During the Achaemenid period, inspiration from the architecture of other civilizations and combining it with the architectural patterns from Media, Assyria, Elam, Egypt, Ionia, and Urartu. Since the Qajar era, our architects were inspired by the West, and with the beginning of modern architecture in the West, we were also inspired by them.
During the Pahlavi period, this tendency intensified, and valuable architectural artworks were created in Iran.
Why is the traditional architecture of Iranian houses different from other architectural styles in the world?
Due to the hot and dry climate of the central plateau of Iran, unique architectural practices formed in our country, with the innovation of Iranian architects. The use of materials such as clay, brick, and plaster, as well as the invention of traditional cement (Sarooj) grew popular and resulted in the development of a special style of architecture that inspired other countries in the region.
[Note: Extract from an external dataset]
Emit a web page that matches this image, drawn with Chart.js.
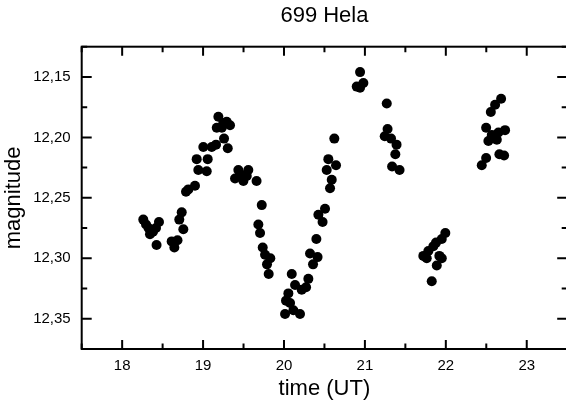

In the mountainous regions of the northwest and west, another style of architecture emerged using riprap stone, straw, and other available materials suitable for the cold winters of that region.
In the coastal areas in the north of Iran, heavy rainfall demanded that houses be built according to the semi-Mediterranean climate. So Iranian architects in the Caspian Sea used the available natural resources for construction, such as rice stalks, tree trunks, etc.,
Are we currently witnessing the combination of Iranian and modern world architecture?
Iranian architecture, like other manifestations of Iranian culture, is interacting with other indigenous and modern architectural traditions and styles in the world. As a result of cultural interactions, Iranians have also been inspired by modern global architecture.
Except for a few examples in which climate conditions are considered, today we are witnessing the evolution of Iranian architecture in combination with modern architecture and also drawing inspiration from it in accordance with available construction materials and climate conditions. What can guide this process in the right direction is the leadership of dedicated institutions and the preservation of Iranian architectural heritage.